By Hogweard (Own work) [Public domain], via Wikimedia Commons
In accordance with the result of the 23 June 2016 referendum, the UK Prime Minister signed a letter invoking Article 50 of the Treaty of the European Union on 28 March 2017. The letter was delivered to the President of the European Council the next day. This action formally triggered the Brexit process and initiated one of the largest and most important projects in recent UK history.
Brexit can be considered as a project in that it exhibits many classic project characteristics. Brexit has a single definable aim (UK to leave the EU) and multiple objectives. The UK and EU project managers and negotiators may have different objectives but for each side there are multiple objectives that define the project success criteria. Trade-offs will be required on both sides.
Brexit is certainly risky for both sides and the process is guaranteed to significantly and permanently change both the UK and EU. The planning and implementation processes will be carried out by multidisciplinary teams operating under conditions of change. Brexit has a finite lifespan in that the maximum period allowed for negotiations under Article 50 is two years, although this may be extended subject to mutual approval.

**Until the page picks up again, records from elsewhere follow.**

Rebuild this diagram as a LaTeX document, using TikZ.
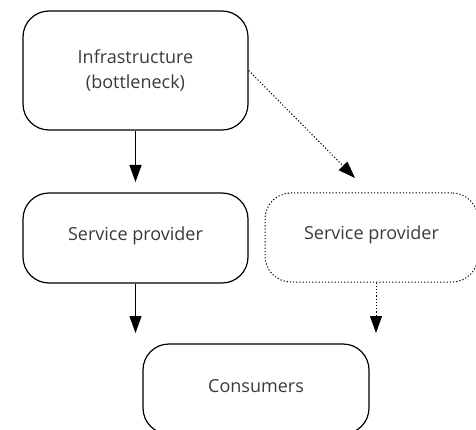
\documentclass[tikz,border=0pt]{standalone}
\usepackage{fontspec}
\setmainfont{Open Sans}
\usetikzlibrary{arrows.meta}
\definecolor{cText}{HTML}{3A3A3A}
\tikzset{
  blk/.style={draw=black, line width=1.2pt, rounded corners=26pt, align=center,
    text=cText, font=\fontsize{18}{25}\selectfont, inner sep=0pt},
  blkdot/.style={blk, dotted, line width=1pt},
  flow/.style={line width=1.2pt, -{Triangle[length=17pt,width=12pt]}},
  flowdot/.style={flow, dotted, line width=1pt},
}
\begin{document}
\begin{tikzpicture}[x=1pt, y=-1pt]
\useasboundingbox (0,0) rectangle (476,430);
\clip (0,0) rectangle (476,430);
% boxes
\node[blk, minimum width=225pt, minimum height=119pt] (infra) at (135.5,70.5) {Infrastructure\\(bottleneck)};
\node[blk, minimum width=225pt, minimum height=90pt, text depth=9pt] (prov) at (135.5,238) {Service provider};
\node[blkdot, minimum width=213pt, minimum height=89pt, text depth=9pt] (provalt) at (371.5,237.5) {Service provider};
\node[blk, minimum width=226pt, minimum height=90pt, text depth=7pt] (cons) at (256,389) {Consumers};
% arrow ends
\coordinate (tipA) at (355,178);
\coordinate (tipB) at (135.5,333);
\coordinate (tipC) at (376,333);
% arrows
\draw[flow] (infra.south) -- (infra.south |- 0,182);
\draw[flowdot] (infra.east) -- (tipA);
\draw[flow] (prov.south) -- (tipB);
\draw[flowdot] (provalt.south -| tipC) -- (tipC);
\end{tikzpicture}
\end{document}
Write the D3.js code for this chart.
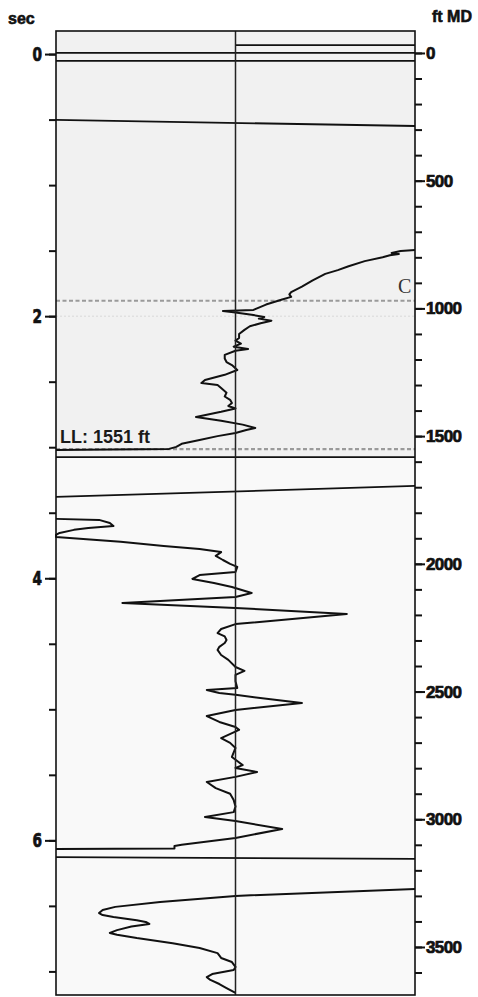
<!DOCTYPE html>
<html>
<head>
<meta charset="utf-8">
<script src="https://cdn.jsdelivr.net/npm/d3@7/dist/d3.min.js"></script>
<style>
  html, body { margin: 0; padding: 0; background: #fff; }
  svg { display: block; }
  .tick text { font-weight: bold; fill: #111; stroke: #111; stroke-width: 0.7px; }
</style>
</head>
<body>
<div id="chart"></div>
<script>
// Depth track: amplitude (-1 … 1) against measured depth in ft.
const curveUpper = [
  [771, 1.0], [775, 0.92], [783, 0.87], [787, 0.91], [792, 0.86], [800, 0.82],
  [815, 0.72], [835, 0.63], [850, 0.57], [865, 0.50], [890, 0.43], [915, 0.37],
  [936, 0.31], [945, 0.30], [955, 0.31], [965, 0.26], [985, 0.17], [1000, 0.12],
  [1006, 0.10], [1010, -0.07], [1016, 0.0], [1026, 0.10], [1034, 0.16], [1040, 0.13],
  [1048, 0.20], [1058, 0.14], [1070, 0.08], [1084, 0.05], [1100, 0.02], [1116, 0.02],
  [1126, 0.0], [1138, 0.03], [1150, -0.01], [1159, 0.07], [1166, 0.0], [1182, -0.06],
  [1196, -0.06], [1210, -0.05], [1222, -0.02], [1241, 0.01], [1260, -0.06],
  [1280, -0.17], [1292, -0.19], [1300, -0.10], [1312, -0.08], [1330, -0.05],
  [1345, -0.06], [1358, -0.03], [1370, -0.02], [1382, -0.04], [1392, 0.0],
  [1405, -0.08], [1425, -0.22], [1440, -0.08], [1455, 0.04], [1468, 0.11],
  [1476, 0.06], [1488, 0.0], [1500, -0.10], [1515, -0.20], [1530, -0.30],
  [1542, -0.33], [1550, -0.37], [1554, -1.0]
];

const curveMiddle = [
  [1824, -1.0], [1828, -0.76], [1840, -0.70], [1852, -0.68], [1860, -0.82],
  [1867, -0.90], [1879, -0.98], [1887, -1.0], [1895, -1.0], [1914, -0.64],
  [1930, -0.40], [1942, -0.20], [1954, -0.08], [1969, -0.11], [1985, -0.07],
  [2000, -0.03], [2012, 0.01], [2032, 0.0], [2044, -0.20], [2059, -0.24],
  [2075, -0.12], [2091, -0.02], [2114, 0.09], [2130, 0.0], [2153, -0.63],
  [2173, 0.0], [2196, 0.62], [2236, 0.0], [2255, -0.08], [2271, -0.10],
  [2284, -0.06], [2298, -0.05], [2310, -0.06], [2325, -0.09], [2337, -0.10],
  [2357, -0.08], [2376, -0.04], [2404, 0.0], [2419, 0.05], [2435, 0.0],
  [2460, 0.0], [2486, 0.01], [2494, -0.16], [2506, -0.09], [2513, 0.0],
  [2545, 0.37], [2572, 0.0], [2596, -0.16], [2619, -0.09], [2639, 0.0],
  [2650, 0.02], [2682, -0.08], [2701, -0.03], [2721, 0.0], [2756, -0.02],
  [2788, 0.04], [2799, 0.0], [2815, 0.12], [2834, 0.0], [2854, -0.16],
  [2878, -0.11], [2900, -0.03], [2925, -0.01], [2950, 0.0], [2972, -0.01],
  [2991, -0.17], [3007, 0.0], [3038, 0.26], [3073, 0.0], [3100, -0.30],
  [3105, -0.34], [3114, -0.34], [3116, -1.0]
];

const curveLower = [
  [3273, 1.0], [3300, 0.0], [3324, -0.42], [3343, -0.67], [3355, -0.74],
  [3367, -0.76], [3375, -0.74], [3383, -0.68], [3395, -0.55], [3402, -0.50],
  [3410, -0.48], [3420, -0.58], [3434, -0.66], [3445, -0.70], [3452, -0.66],
  [3465, -0.55], [3485, -0.35], [3504, -0.20], [3524, -0.10], [3543, -0.08],
  [3559, -0.02], [3578, 0.0], [3590, -0.01], [3606, -0.13], [3618, -0.16],
  [3629, -0.14], [3645, -0.09], [3661, -0.05], [3680, 0.0]
];

// Horizontal markers: depth at left/right end and amplitude span.
const markerDepthLeft  = [-31, 0, 31, 262, 1582, 1738, 3148];
const markerDepthRight = [-31, 0, 31, 286, 1582, 1695, 3155];
const markerFrom       = [0, -1, -1, -1, -1, -1, -1];

const picks = [
  { name: "C", depth: 970 },
  { name: "LL", depth: 1551 }
];
const pickLabel = "LL: 1551 ft";

const secMajorTicks = [0, 2, 4, 6];
const secMinorTicks = [0, 0.5, 1, 1.5, 2, 2.5, 3, 3.5, 4, 4.5, 5, 5.5, 6, 6.5, 7];
const ftMajorTicks = [0, 500, 1000, 1500, 2000, 2500, 3000, 3500];
const ftMinorTicks = d3.range(0, 3601, 100);

const W = 478, H = 997;
const box = { left: 56, right: 415, top: 31, bottom: 995 };

const svg = d3.select('#chart').append('svg')
  .attr('width', W).attr('height', H);

const x = d3.scaleLinear().domain([-1, 1]).range([box.left, box.right]);
const yFt = d3.scaleLinear().domain([-86, 3688]).range([box.top, box.bottom]);
const ySec = d3.scaleLinear().domain([-0.176, 7.18]).range([box.top, box.bottom]);

// backgrounds — upper interval is a touch greyer
svg.append('rect')
  .attr('x', box.left).attr('y', box.top)
  .attr('width', box.right - box.left).attr('height', box.bottom - box.top)
  .attr('fill', '#f9f9f9');
svg.append('rect')
  .attr('x', box.left).attr('y', box.top)
  .attr('width', box.right - box.left).attr('height', yFt(1582) - box.top)
  .attr('fill', '#f1f1f1');

// faint guide at 2 sec
svg.append('line')
  .attr('x1', x(-1)).attr('x2', x(1))
  .attr('y1', ySec(2)).attr('y2', ySec(2))
  .attr('stroke', '#d8d8d8').attr('stroke-width', 1)
  .attr('stroke-dasharray', '2,2');

// pick lines
svg.selectAll('.pick').data(picks).join('line')
  .attr('class', 'pick')
  .attr('x1', x(-1)).attr('x2', x(1))
  .attr('y1', (d) => yFt(d.depth)).attr('y2', (d) => yFt(d.depth))
  .attr('stroke', '#9a9a9a').attr('stroke-width', 2.2)
  .attr('stroke-dasharray', '4,2.5');

// markers
svg.selectAll('.marker').data(markerDepthLeft).join('line')
  .attr('class', 'marker')
  .attr('x1', (d, i) => x(markerFrom[i])).attr('x2', x(1))
  .attr('y1', (d) => yFt(d)).attr('y2', (d, i) => yFt(markerDepthRight[i]))
  .attr('stroke', '#111').attr('stroke-width', 1.8);

// log curves
const line = d3.line().x((d) => x(d[1])).y((d) => yFt(d[0]));
svg.selectAll('.curve').data([curveUpper, curveMiddle, curveLower]).join('path')
  .attr('class', 'curve')
  .attr('d', line)
  .attr('fill', 'none').attr('stroke', '#111')
  .attr('stroke-width', 2).attr('stroke-linejoin', 'round');

// centre line + frame
svg.append('line')
  .attr('x1', x(0)).attr('x2', x(0))
  .attr('y1', box.top).attr('y2', box.bottom)
  .attr('stroke', '#222').attr('stroke-width', 1.5);
svg.append('rect')
  .attr('x', box.left).attr('y', box.top)
  .attr('width', box.right - box.left).attr('height', box.bottom - box.top)
  .attr('fill', 'none').attr('stroke', '#111').attr('stroke-width', 1.6);

// left axis (sec)
const leftMinor = svg.append('g').attr('transform', `translate(${box.left},0)`)
  .call(d3.axisLeft(ySec).tickValues(secMinorTicks).tickSize(7).tickFormat(''));
const leftMajor = svg.append('g').attr('transform', `translate(${box.left},0)`)
  .call(d3.axisLeft(ySec).tickValues(secMajorTicks).tickSize(11).tickPadding(3).tickFormat(d3.format('d')));
leftMajor.selectAll('text')
  .attr('font-family', '"DejaVu Sans Condensed", "Liberation Sans", sans-serif')
  .attr('font-size', 19)
  .attr('transform', 'scale(0.8,1)').attr('x', -17.5);

// right axis (ft MD)
const rightMinor = svg.append('g').attr('transform', `translate(${box.right},0)`)
  .call(d3.axisRight(yFt).tickValues(ftMinorTicks).tickSize(7).tickFormat(''));
const rightMajor = svg.append('g').attr('transform', `translate(${box.right},0)`)
  .call(d3.axisRight(yFt).tickValues(ftMajorTicks).tickSize(10).tickPadding(1).tickFormat(d3.format('d')));
rightMajor.selectAll('text')
  .attr('font-family', '"Liberation Sans", Arial, sans-serif')
  .attr('font-size', 17).attr('letter-spacing', -0.6);

[leftMinor, leftMajor, rightMinor, rightMajor].forEach((g) => {
  g.select('.domain').remove();
  g.selectAll('.tick line').attr('stroke', '#111').attr('stroke-width', 2);
});

// axis titles
svg.append('text')
  .attr('x', 8).attr('y', 24)
  .attr('font-family', '"Liberation Sans", Arial, sans-serif')
  .attr('font-size', 16).attr('font-weight', 'bold').attr('fill', '#111')
  .attr('stroke', '#111').attr('stroke-width', 0.6)
  .text('sec');
svg.append('text')
  .attr('x', 432).attr('y', 22)
  .attr('font-family', '"Liberation Sans", Arial, sans-serif')
  .attr('font-size', 16).attr('font-weight', 'bold').attr('fill', '#111')
  .attr('stroke', '#111').attr('stroke-width', 0.6)
  .text('ft MD');

// pick annotations
svg.append('text')
  .attr('x', box.left + 4).attr('y', yFt(picks[1].depth) - 6)
  .attr('font-family', '"Liberation Sans", Arial, sans-serif')
  .attr('font-size', 18).attr('font-weight', 'bold').attr('fill', '#1a1a1a')
  .text(pickLabel);
svg.append('text')
  .attr('x', box.right - 17).attr('y', yFt(picks[0].depth) - 8)
  .attr('font-family', '"Liberation Serif", "Times New Roman", serif')
  .attr('font-size', 20).attr('fill', '#333')
  .text(picks[0].name);
</script>
</body>
</html>
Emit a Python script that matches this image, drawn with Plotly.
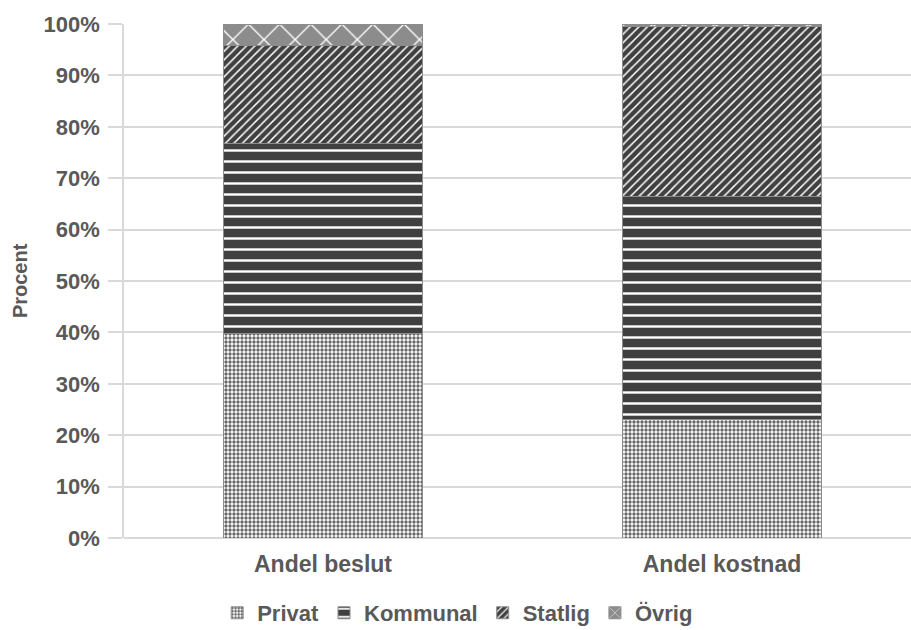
import plotly.graph_objects as go

categories = ["Andel beslut", "Andel kostnad"]
privat = [39.7, 23.0]
kommunal = [37.1, 43.5]
statlig = [19.0, 33.0]
ovrig = [4.2, 0.5]
tick_vals = [0, 10, 20, 30, 40, 50, 60, 70, 80, 90, 100]
tick_text = [f"{v}%" for v in tick_vals]

font_family = "Liberation Sans, Arial, sans-serif"
txt = "#595959"

series = [
    ("Privat", privat, dict(shape=".", fgcolor="#666666", bgcolor="#ffffff", size=4, solidity=0.55, fillmode="replace")),
    ("Kommunal", kommunal, dict(shape="-", fgcolor="#ffffff", bgcolor="#404040", size=11, solidity=0.22, fillmode="replace")),
    ("Statlig", statlig, dict(shape="/", fgcolor="#ffffff", bgcolor="#404040", size=6, solidity=0.25, fillmode="replace")),
    ("Övrig", ovrig, dict(shape="x", fgcolor="#ffffff", bgcolor="#8c8c8c", size=22, solidity=0.12, fillmode="replace")),
]

fig = go.Figure()
for name, vals, pat in series:
    fig.add_trace(go.Bar(
        name=name, x=categories, y=vals, width=0.501,
        marker=dict(color=pat["bgcolor"], pattern=pat,
                    line=dict(color="#8c8c8c", width=1)),
    ))

fig.update_layout(
    barmode="stack",
    width=911, height=630,
    margin=dict(l=124, r=0, t=24, b=92, autoexpand=False),
    paper_bgcolor="white", plot_bgcolor="white",
    font=dict(family=font_family, color=txt, size=22),
    showlegend=True,
    legend=dict(orientation="h", x=0.424, xanchor="center", y=-0.105, yanchor="top",
                font=dict(family=font_family, size=22, color=txt, weight="bold"),
                traceorder="normal", itemwidth=30),
    xaxis=dict(range=[-0.4987, 1.4737], showline=False, ticks="", automargin=False,
               ticklabelstandoff=10,
               tickfont=dict(family=font_family, size=23, color=txt, weight="bold")),
    yaxis=dict(range=[0, 100], tickvals=tick_vals, ticktext=tick_text, automargin=False,
               showgrid=True, gridcolor="#d9d9d9", gridwidth=1.5,
               showline=True, linecolor="#d9d9d9", linewidth=1.5,
               ticks="outside", ticklen=14, tickcolor="#d9d9d9", tickwidth=1.5,
               zeroline=True, zerolinecolor="#d9d9d9", zerolinewidth=1.5,
               ticklabelstandoff=4,
               tickfont=dict(family=font_family, size=22, color=txt, weight="bold")),
    annotations=[dict(text="Procent", xref="paper", yref="paper",
                      x=-0.132, y=0.5, xanchor="center", yanchor="middle",
                      textangle=-90, showarrow=False,
                      font=dict(family=font_family, size=20, color=txt, weight="bold"))],
)

fig.write_html("out.html", config={"displayModeBar": False},
               post_script="document.body.style.margin='0';document.body.style.overflow='hidden';")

The UK Government has issued what is effectively a strategic project plan for Brexit.
The success of the UK Government negotiators in realising the plan will be evaluated in the short term at the end of the negotiating period and in the longer term by assessing the performance of the UK in the years following the eventual Brexit deal. It is unusual to encounter a project where the future of entire economic and political blocs is at stake.